Amendement Charasse : pas de condition d’affectation des fonds apportés lors d’une augmentation de capital concomitante à l’acquisition des titres de la cible
Le dispositif dit « amendement Charasse », prévu à l’article 223 B, alinéa 6 du Code général des impôts, encadre la déductibilité des charges financières supportées par un groupe intégré lorsqu’une société du groupe acquiert, directement ou indirectement, les titres d’une autre société auprès d’un actionnaire ou d’une société que celui-ci contrôle. Le mécanisme vise à neutraliser la déduction des intérêts d’emprunt liés à des opérations d’acquisition intragroupes pouvant aboutir à une double déduction des charges.
Le calcul de la réintégration s’opère au moyen d’un ratio qui compare le montant des charges financières déduites à un coefficient fondé sur la proportion que représente la dette liée à l’acquisition par rapport à la dette moyenne du groupe. Le numérateur du ratio correspond au prix d’acquisition des titres, susceptible d’être réduit, notamment, du montant des fonds apportés à la société cessionnaire lors d’une augmentation de capital concomitante à l’acquisition. Cette réduction du numérateur constitue un enjeu important pour les groupes, car elle permet d’atténuer la fraction de charges financières réintégrée dans le résultat d’ensemble.
L’article 223 B, alinéa 6 prévoit que le prix d’acquisition est diminué du montant des fonds apportés à la société cessionnaire à l’occasion d’une augmentation de capital réalisée simultanément à l’acquisition des titres, à condition que ces fonds proviennent soit d’une personne extérieure au groupe, soit, lorsqu’ils sont apportés par une société membre, qu’ils ne soient pas financés par un crédit consenti par une personne non membre du groupe. La doctrine administrative (BOI-IS-GPE-20-20-80-20, § 140) admet qu’une opération est regardée comme concomitante lorsqu’elle intervient dans un délai d’environ trois mois avant ou après la date de l’acquisition.

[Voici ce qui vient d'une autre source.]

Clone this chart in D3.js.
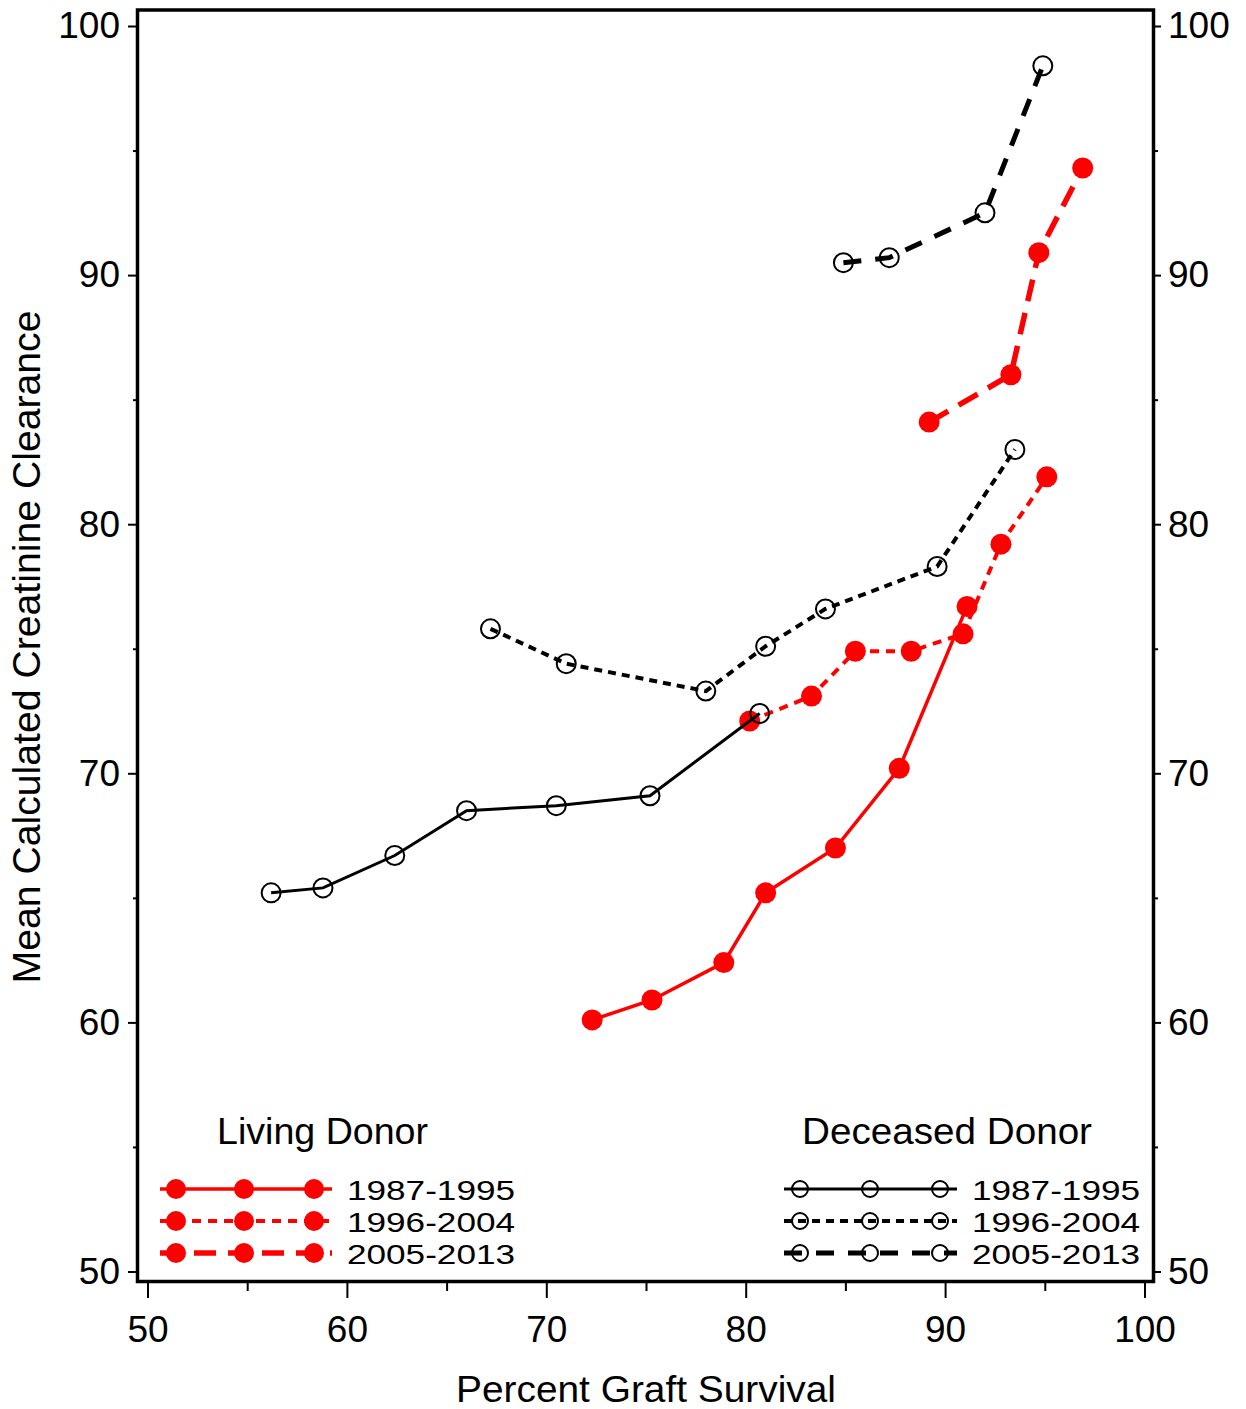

Jusqu’à récemment, la question demeurait discutée de savoir si les fonds issus d’une telle augmentation de capital devaient nécessairement être affectés au financement de l’acquisition pour être imputables sur le prix d’acquisition. La Cour administrative d’appel de Paris, dans un arrêt du 17 janvier 2025 (n° 23PA05010), avait jugé que l’imputation ne pouvait être admise qu’à hauteur des sommes effectivement destinées au financement de l’opération, introduisant ainsi une condition d’affectation des fonds.
Le Conseil d’État, par une décision du 28 octobre 2025 (n° 502486), a écarté cette interprétation restrictive. Il a jugé que les dispositions de l’article 223 B, alinéa 6 ne subordonnent pas la réduction du prix d’acquisition à la condition que les fonds aient été spécifiquement affectés au financement de l’acquisition. Il suffit que l’augmentation de capital ait été réalisée concomitamment, sans qu’il soit nécessaire d’en démontrer l’usage précis. Cette solution clarifie la portée du texte et sécurise la pratique, en recentrant l’analyse sur la chronologie et la provenance des fonds, et non sur leur destination comptable.
Sur le plan opérationnel, cette décision offre une lecture plus souple du mécanisme et permet de mieux valoriser les opérations de renforcement de fonds propres conduites simultanément à une acquisition intragroupe. Elle n’exonère toutefois pas les sociétés de justifier de la réalité et de la concomitance de l’apport, ni du respect des conditions de qualité du souscripteur et de la provenance des fonds. La documentation des flux, la chronologie des opérations et la conservation des justificatifs demeurent essentielles pour sécuriser le bénéfice de l’imputation en cas de contrôle.
En définitive, la décision du Conseil d’État du 28 octobre 2025 apporte une clarification bienvenue : l’imputation sur le prix d’acquisition du montant d’une augmentation de capital concomitante ne dépend plus de l’affectation des fonds mais uniquement de leur simultanéité et de leur origine conforme au texte. Ce faisant, elle simplifie la lecture du dispositif « amendement Charasse » et en améliore la prévisibilité pour les groupes soumis à l’intégration fiscale.